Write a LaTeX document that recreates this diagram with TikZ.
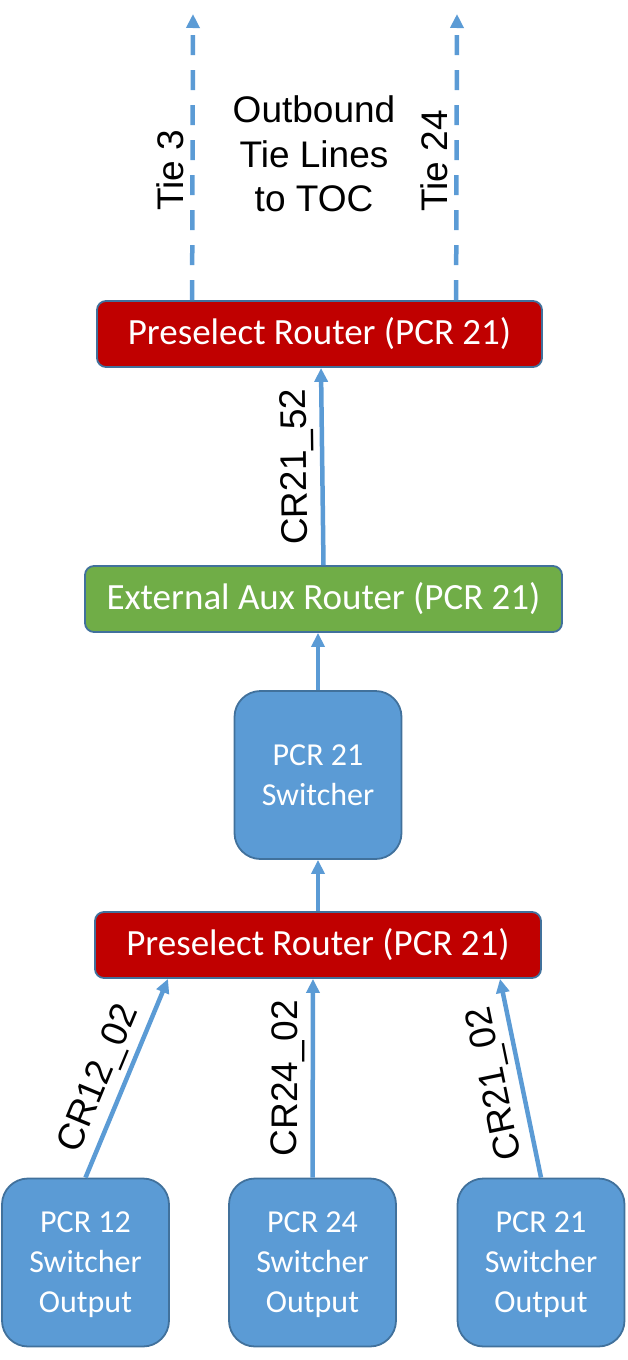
\documentclass[tikz,border=0pt]{standalone}
\usepackage{fontspec}
\setmainfont{Carlito}
\newfontfamily\arialf{Liberation Sans}
\usetikzlibrary{arrows.meta,calc}
\definecolor{lblue}{HTML}{5B9BD5}
\definecolor{bord}{HTML}{41719C}
\definecolor{rred}{HTML}{C00000}
\definecolor{ggreen}{HTML}{70AD47}
\begin{document}
\begin{tikzpicture}[x=1pt,y=-1pt,
  router/.style={draw=bord, line width=1.8pt, rounded corners=9pt, text=white,
    font=\fontsize{37}{44}\selectfont, inner sep=0pt, minimum height=66pt},
  swbox/.style={draw=bord, line width=1.8pt, fill=lblue, rounded corners=26pt, text=white,
    font=\fontsize{32}{40}\selectfont, align=center, inner sep=0pt,
    minimum width=167pt, minimum height=168pt, text depth=0pt},
  conn/.style={draw=lblue, line width=4.5pt, -{Triangle[width=13pt,length=14pt]}},
  tie/.style={conn, dash pattern=on 20pt off 15pt},
  lbl/.style={font=\arialf\fontsize{37}{44.5}\selectfont, inner sep=0pt},
  clbl/.style={lbl, sloped, above, midway, inner sep=6pt, allow upside down}
]
\useasboundingbox (0,0) rectangle (627,1360);

% boxes
\node[router, fill=rred, minimum width=445pt] (r1) at (319.5,334) {Preselect Router (PCR 21)};
\node[router, fill=ggreen, minimum width=477pt] (aux) at (323.5,599) {External Aux Router (PCR 21)};
\node[swbox] (sw) at (318,775) {PCR 21\\Switcher};
\node[router, fill=rred, minimum width=446pt] (r2) at (318,945) {Preselect Router (PCR 21)};
\node[swbox] (b1) at (85.5,1262.5) {PCR 12\\Switcher\\Output};
\node[swbox] (b2) at (312.5,1262.5) {PCR 24\\Switcher\\Output};
\node[swbox] (b3) at (541,1262.5) {PCR 21\\Switcher\\Output};

% top texts
\node[lbl, align=center] (ob) at (314,154) {Outbound\\Tie Lines\\to TOC};
\node[lbl, rotate=90, anchor=base west] (l3) at (183,211) {Tie 3};
\node[lbl, rotate=90, anchor=base west] (l24) at (447,212) {Tie 24};

% tie lines
\coordinate (t3) at (193,14);
\coordinate (t24) at (457,14);
\draw[tie] ($(r1.north west)+(96,0)$) -- (t3);
\draw[tie] ($(r1.north west)+(360,0)$) -- (t24);

% connectors
\draw[conn] (aux.north) -- ($(r1.south)+(1.5,0)$) node[clbl] (c52) {CR21\_52};
\draw[conn] (sw.north) -- (sw.north |- aux.south);
\draw[conn] (r2.north) -- (sw.south);
\draw[conn] (b1.north) -- ($(r2.south)+(-150,0)$) node[clbl, pos=0.45] (c12) {CR12\_02};
\draw[conn] (b2.north) -- ($(r2.south)+(-5,0)$) node[clbl] (c24) {CR24\_02};
\draw[conn] (b3.north) -- ($(r2.south)+(182,0)$) node[clbl] (c21) {CR21\_02};
\end{tikzpicture}
\end{document}
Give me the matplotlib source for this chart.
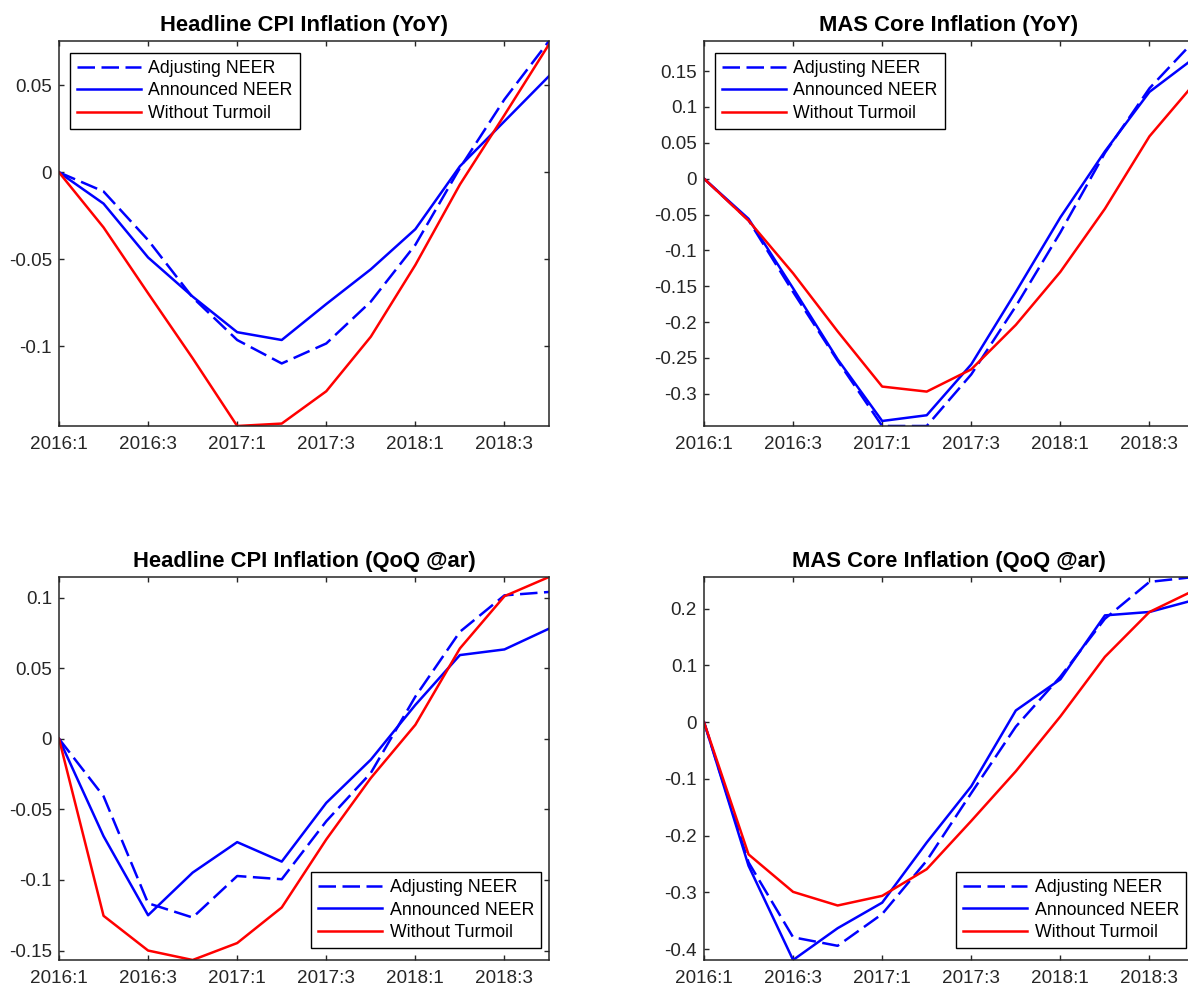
____________
• Work required
Repeat the listing above exactly, with no pictures.

• Reply to the exercise
Write a LaTeX document that recreates this diagram with TikZ.
\documentclass[tikz,border=0pt]{standalone}
\usepackage{fontspec}
\setmainfont{Carlito}
\newfontfamily\arialf{Liberation Sans}
\usetikzlibrary{arrows.meta,calc}
\definecolor{lblue}{HTML}{5B9BD5}
\definecolor{bord}{HTML}{41719C}
\definecolor{rred}{HTML}{C00000}
\definecolor{ggreen}{HTML}{70AD47}
\begin{document}
\begin{tikzpicture}[x=1pt,y=-1pt,
  router/.style={draw=bord, line width=1.8pt, rounded corners=9pt, text=white,
    font=\fontsize{37}{44}\selectfont, inner sep=0pt, minimum height=66pt},
  swbox/.style={draw=bord, line width=1.8pt, fill=lblue, rounded corners=26pt, text=white,
    font=\fontsize{32}{40}\selectfont, align=center, inner sep=0pt,
    minimum width=167pt, minimum height=168pt, text depth=0pt},
  conn/.style={draw=lblue, line width=4.5pt, -{Triangle[width=13pt,length=14pt]}},
  tie/.style={conn, dash pattern=on 20pt off 15pt},
  lbl/.style={font=\arialf\fontsize{37}{44.5}\selectfont, inner sep=0pt},
  clbl/.style={lbl, sloped, above, midway, inner sep=6pt, allow upside down}
]
\useasboundingbox (0,0) rectangle (627,1360);

% boxes
\node[router, fill=rred, minimum width=445pt] (r1) at (319.5,334) {Preselect Router (PCR 21)};
\node[router, fill=ggreen, minimum width=477pt] (aux) at (323.5,599) {External Aux Router (PCR 21)};
\node[swbox] (sw) at (318,775) {PCR 21\\Switcher};
\node[router, fill=rred, minimum width=446pt] (r2) at (318,945) {Preselect Router (PCR 21)};
\node[swbox] (b1) at (85.5,1262.5) {PCR 12\\Switcher\\Output};
\node[swbox] (b2) at (312.5,1262.5) {PCR 24\\Switcher\\Output};
\node[swbox] (b3) at (541,1262.5) {PCR 21\\Switcher\\Output};

% top texts
\node[lbl, align=center] (ob) at (314,154) {Outbound\\Tie Lines\\to TOC};
\node[lbl, rotate=90, anchor=base west] (l3) at (183,211) {Tie 3};
\node[lbl, rotate=90, anchor=base west] (l24) at (447,212) {Tie 24};

% tie lines
\coordinate (t3) at (193,14);
\coordinate (t24) at (457,14);
\draw[tie] ($(r1.north west)+(96,0)$) -- (t3);
\draw[tie] ($(r1.north west)+(360,0)$) -- (t24);

% connectors
\draw[conn] (aux.north) -- ($(r1.south)+(1.5,0)$) node[clbl] (c52) {CR21\_52};
\draw[conn] (sw.north) -- (sw.north |- aux.south);
\draw[conn] (r2.north) -- (sw.south);
\draw[conn] (b1.north) -- ($(r2.south)+(-150,0)$) node[clbl, pos=0.45] (c12) {CR12\_02};
\draw[conn] (b2.north) -- ($(r2.south)+(-5,0)$) node[clbl] (c24) {CR24\_02};
\draw[conn] (b3.north) -- ($(r2.south)+(182,0)$) node[clbl] (c21) {CR21\_02};
\end{tikzpicture}
\end{document}
Give me the matplotlib source for this chart.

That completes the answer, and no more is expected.